22 May 2020
Could an overbearance of regulation divide the crypto space and create a “gray” market composed of unregulated exchanges, where digital assets trade at lower prices?
At a panel at Consensus: Distributed exploring the impact of the Financial Action Task Force (FATF) “Travel Rule,” Bakkt President Adam White said yes.
“We are going to see a bifurcation in the crypto space,” said White. “We are going to see white crypto; we are going to see gray crypto. And those different forms of crypto will most likely trade at different prices.”
The FATF, a kind of global anti-money laundering (AML) watchdog, makes recommendations on how best to fight financial crime, which countries and their regulators then implement. There has been some progress with the licensing and regulation of crypto in places like the U.S., Europe and some parts of Asia, but experts believe it could take years for straggling jurisdictions to catch up.
The Travel Rule was issued by U.S. regulators in 1996 and requires all financial institutions to pass on information to their peers when funds over the amount of $3,000 are being transmitted, identifying the originator and beneficiary and preserving an information trail about persons sending and receiving funds.
Applying this rule to crypto is complex since it involves grafting something like SWIFT’s interbank messaging standards onto a system designed to be pseudonymous. That said, a messaging standard, to which virtual asset service providers (VASPs) can defer, has been proposed, and a promising array of technical solutions have been presented.
Fade to gray
The FATF, when it began consultation on crypto back in 2017, was not ignorant of the ways regulatory arbitrage might play out in the crypto space, said Jesse Spiro, global head of policy and regulatory affairs at Chainalysis.

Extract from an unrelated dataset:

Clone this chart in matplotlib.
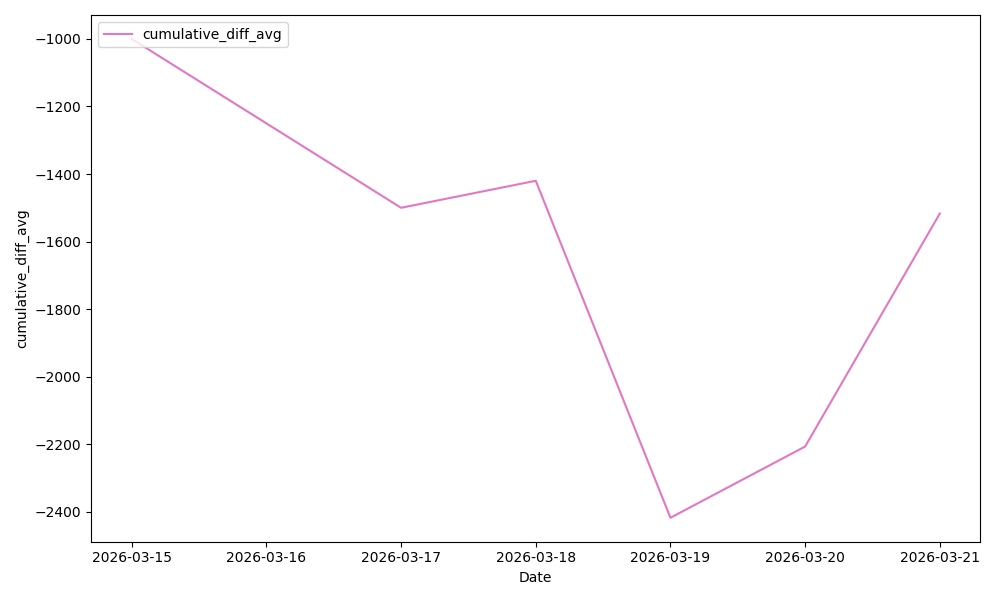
import pandas as pd
import matplotlib
matplotlib.use('Agg')
import matplotlib.pyplot as plt

dates = ['2026-03-15', '2026-03-16', '2026-03-17', '2026-03-18',
         '2026-03-19', '2026-03-20', '2026-03-21']
cumulative_diff_avg = [-1000, -1250, -1500, -1420, -2418, -2207, -1517]

df = pd.DataFrame({'Date': pd.to_datetime(dates),
                   'cumulative_diff_avg': cumulative_diff_avg})

fig, ax = plt.subplots(figsize=(10, 6))
ax.plot(df['Date'], df['cumulative_diff_avg'], color='tab:pink', label='cumulative_diff_avg')
ax.set_xticks(df['Date'])
ax.set_xticklabels(dates)
ax.set_xlabel('Date')
ax.set_ylabel('cumulative_diff_avg')
ax.legend(loc='upper left')
plt.tight_layout()
plt.savefig('out.png', dpi=100)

“[The issue of] potential gray markets where people are moving away from the traditional exchange ecosystem was raised in relation to the adoption of FATF recommendations, including concerns there would be an impact on liquidity and potential impact in the market,” Spiro said.
In the extreme case imagined by Bakkt’s White during the Consensus workshop, such a bifurcation of crypto would affect fungibility of coins (the property of money or commodities to be exactly interchangeable).
“I think a lot of people will say, ‘Hang on, you’re going to lose fungibility,’ and that’s a core tenet of crypto: One bitcoin is the same as another. Certain freshly minted coins will trade at a premium,” said White. “You will see the Travel Rule-compliant VASPs continue to operate and do business. But you will also certainly see offshore, unregulated exchanges that are not compliant with the Travel Rule, and I think you will see assets trade at a different price on them.”
The FATF did not reply to requests for comment.
It’s an interesting question, and expert opinion is divided on how it might play out.
We are entering a “sunrise period” where some jurisdictions will have regulation and some will not, but it will only be in the short term, said Malcolm Wright, chief compliance officer at Diginex.